We’ve talked now and then about college programs that are making strides to provide students with entrepreneurial training, but the Harvard Business School (HBS) has so far not come up in our discussions. This might seem odd that one of the top business schools in the nation doesn’t gather much attention from things like The Princeton Review’s ranking of entrepreneurial programs, but one HBS grad may have an answer to that puzzle.
Stu Wall, co-founder of the startup Postabon with an MBA from Harvard, recently wrote about some of the reasons that he thinks cause MBAs to make mistakes when trying to form a startup. The biggest obstacle in their way is that through their years of education, MBA students are taught to meticulously plan their businesses, but nothing can substitute from actually getting your hands dirty.

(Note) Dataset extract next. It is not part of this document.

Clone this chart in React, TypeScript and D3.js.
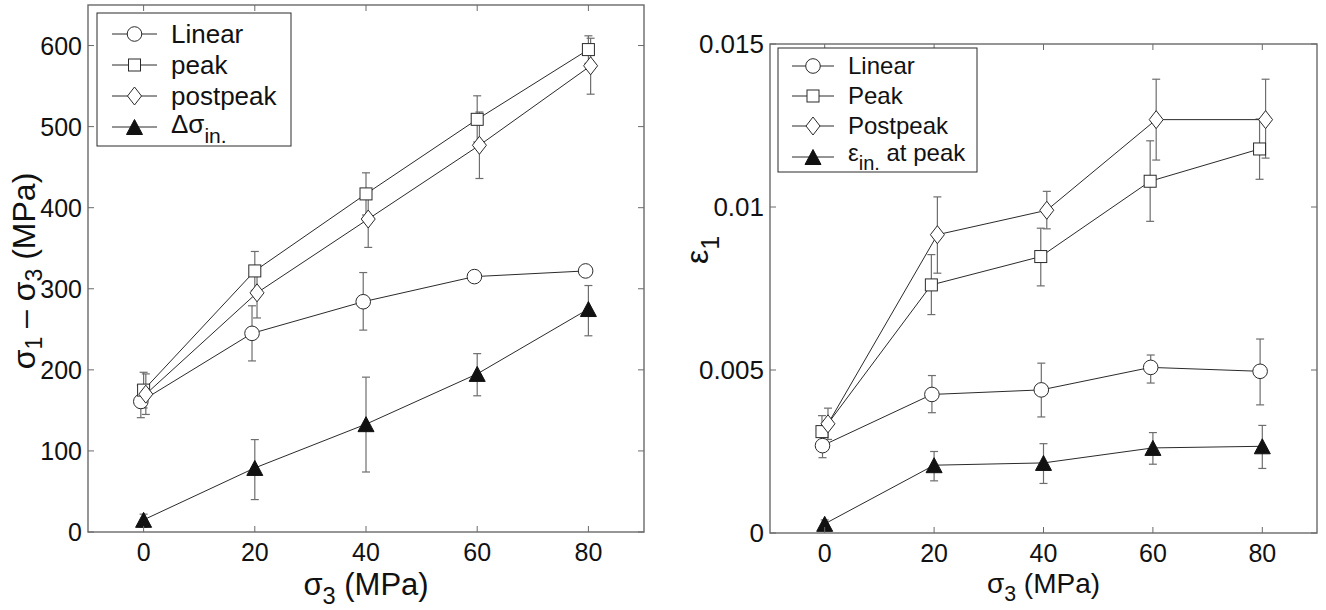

“With three months and ~$10K, we created a bare-minimum website and iPhone app that allowed us to iterate daily based on consumer feedback. No amount of time in Baker Library would have substituted,” writes Wall. “Building a product will allow you to identify a viable strategy, iterate, and prove your team can win. Research, formatting and nicely worded emails are a prerequisite but by no means a differentiator.”
Does this mean that no startup ever got funded without a working demo or beta phase product? Probably not, but the point here is that the amount of discovery and business education you give yourself by actually building a product and testing it trumps anything you can learn from a lecture or a book.
I would assume that at some point during his Harvard MBA education Wall had some sort of “lab” experience in which he was tasked with actually creating a business, but I can’t be sure. If he did, it may not be likely that the experiments they ran were in the realm of startups, but they could have been. The point is, Wall seemed to learn a lot more about forming a startup simply by doing than he thinks he did from school.
Another pitfall he sees with MBA students is that the culture implanted into the minds of most business school students doesn’t jive well with startup culture. By this he means that MBAs spend tens of thousands of dollars on an education as an investment toward a future with a high paying career, but that startup culture is a different kind of road to success than they may have expected.
“By the time we’re thinking about career decisions, many have a ‘what will you do for me’ attitude,” writes Wall. “Entrepreneurship is the truest form of meritocracy where ‘credentialing’ counts for nothing. Be humble and cognizant of your weaknesses, and put your passion for idea show (as opposed to your $$ aspirations).”